• _REQUIREMENT_:
Retype only what runs from the beginning of the data through the line with "(0,0) rectangle (1190,610);"; please omit the pictures and keep every line exact.

• _PROVIDED DATA_:
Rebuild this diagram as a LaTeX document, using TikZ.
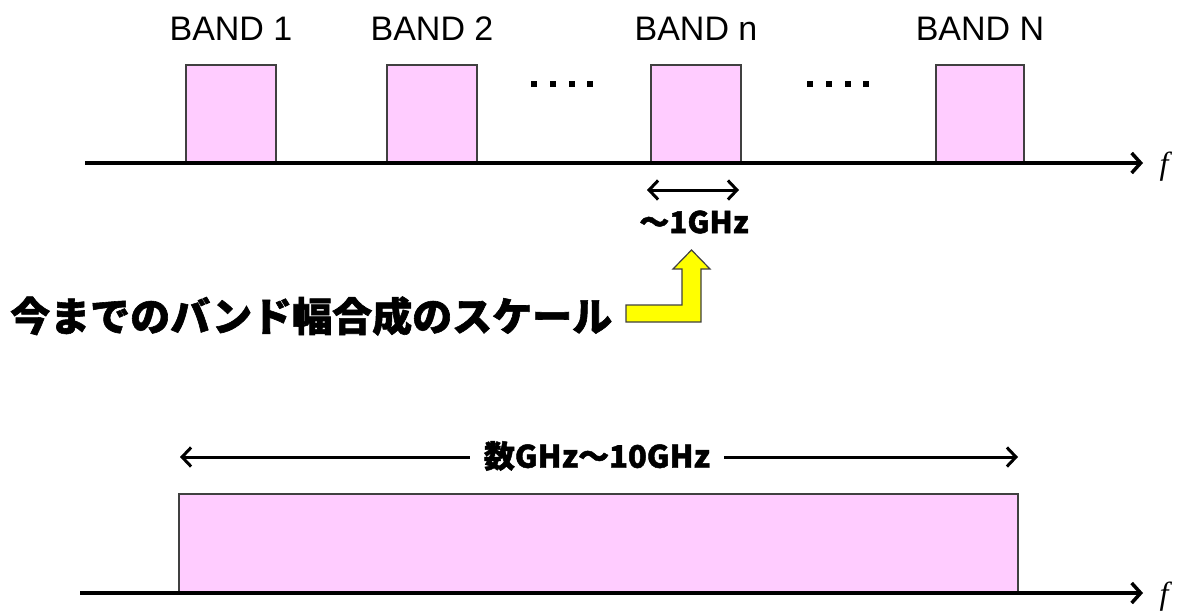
\documentclass[tikz,border=0pt]{standalone}
\usepackage{fontspec}
\setmainfont{Liberation Sans}
\newfontfamily\cjk[BoldFeatures={FakeBold=1.5}]{Noto Sans CJK JP}
\newfontfamily\serifit{Liberation Serif}
\usetikzlibrary{arrows.meta}
\definecolor{bandpink}{HTML}{FFCCFF}
\definecolor{bandedge}{HTML}{404040}
\definecolor{hilite}{HTML}{FFFF00}
\begin{document}
\begin{tikzpicture}[x=1pt,y=-1pt,
  bandbox/.style={draw=bandedge, fill=bandpink, line width=1.5pt, inner sep=0pt, outer sep=0pt, anchor=south west},
  bandlabel/.style={font=\fontsize{34}{40}\selectfont, inner sep=0pt, anchor=base},
  axisline/.style={line width=4pt, -{Straight Barb[length=9pt,width=20pt,line width=3.5pt]}},
  spanarrow/.style={line width=3pt, {Straight Barb[length=9pt,width=19pt,line width=3pt]}-{Straight Barb[length=9pt,width=19pt,line width=3pt]}},
  poptext/.style={font=\cjk\bfseries, inner sep=0pt},
  fvar/.style={font=\serifit\itshape\fontsize{32}{36}\selectfont, inner sep=0pt},
  dotsq/.style={fill=black, minimum size=6pt, inner sep=0pt}
]
\useasboundingbox (0,0) rectangle (1190,610);

% ---- top spectrum ----
\node[bandbox, minimum width=90pt, minimum height=98pt] (b1) at (186,163) {};
\node[bandbox, minimum width=90pt, minimum height=98pt] (b2) at (387,163) {};
\node[bandbox, minimum width=90pt, minimum height=98pt] (bn) at (651,163) {};
\node[bandbox, minimum width=88pt, minimum height=98pt] (bN) at (936,163) {};

\coordinate (ax1s) at (85,163);
\coordinate (ax1e) at (1143,163);
\draw[axisline] (ax1s) -- (ax1e);
\node[fvar] (f1) at (1164,167) {f};

\node[bandlabel] (l1) at (231,41) {BAND 1};
\node[bandlabel] (l2) at (432,41) {BAND 2};
\node[bandlabel] (ln) at (696,41) {BAND n};
\node[bandlabel] (lN) at (980,41) {BAND N};

\foreach \i/\x in {1/534,2/553,3/572,4/590}{\node[dotsq] (da\i) at (\x,84) {};}
\foreach \i/\x in {1/810,2/829,3/848,4/866}{\node[dotsq] (db\i) at (\x,84) {};}

\coordinate (w1) at (647,190);
\coordinate (w2) at (739,190);
\draw[spanarrow] (w1) -- (w2);
\node[poptext, font=\cjk\bfseries\fontsize{30}{34}\selectfont] (ghz1) at (694,222) {～1GHz};

% ---- yellow block arrow ----
\draw[draw=bandedge, fill=hilite, line width=1.2pt, line join=miter]
  (626,305) -- (682,305) -- (682,269) -- (673,269) -- (691.5,250) -- (710,269)
  -- (701,269) -- (701,322) -- (626,322) -- cycle;

\node[poptext, font=\cjk\bfseries\fontsize{40}{46}\selectfont, anchor=west] (scale) at (10,316) {今までのバンド幅合成のスケール};

% ---- bottom spectrum ----
\node[bandbox, minimum width=839pt, minimum height=99pt] (wide) at (179,593) {};
\coordinate (ax2s) at (80,593);
\coordinate (ax2e) at (1143,593);
\draw[axisline] (ax2s) -- (ax2e);
\node[fvar] (f2) at (1164,597) {f};

\coordinate (s1) at (180,457);
\coordinate (s2) at (1018,457);
\draw[spanarrow] (s1) -- (s2);
\node[poptext, fill=white, inner xsep=14pt, font=\cjk\bfseries\fontsize{31}{35}\selectfont] (ghz2) at (597,456) {数GHz～10GHz};
\end{tikzpicture}
\end{document}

• _THE ANSWER_:
Rebuild this diagram as a LaTeX document, using TikZ.
\documentclass[tikz,border=0pt]{standalone}
\usepackage{fontspec}
\setmainfont{Liberation Sans}
\newfontfamily\cjk[BoldFeatures={FakeBold=1.5}]{Noto Sans CJK JP}
\newfontfamily\serifit{Liberation Serif}
\usetikzlibrary{arrows.meta}
\definecolor{bandpink}{HTML}{FFCCFF}
\definecolor{bandedge}{HTML}{404040}
\definecolor{hilite}{HTML}{FFFF00}
\begin{document}
\begin{tikzpicture}[x=1pt,y=-1pt,
  bandbox/.style={draw=bandedge, fill=bandpink, line width=1.5pt, inner sep=0pt, outer sep=0pt, anchor=south west},
  bandlabel/.style={font=\fontsize{34}{40}\selectfont, inner sep=0pt, anchor=base},
  axisline/.style={line width=4pt, -{Straight Barb[length=9pt,width=20pt,line width=3.5pt]}},
  spanarrow/.style={line width=3pt, {Straight Barb[length=9pt,width=19pt,line width=3pt]}-{Straight Barb[length=9pt,width=19pt,line width=3pt]}},
  poptext/.style={font=\cjk\bfseries, inner sep=0pt},
  fvar/.style={font=\serifit\itshape\fontsize{32}{36}\selectfont, inner sep=0pt},
  dotsq/.style={fill=black, minimum size=6pt, inner sep=0pt}
]
\useasboundingbox (0,0) rectangle (1190,610);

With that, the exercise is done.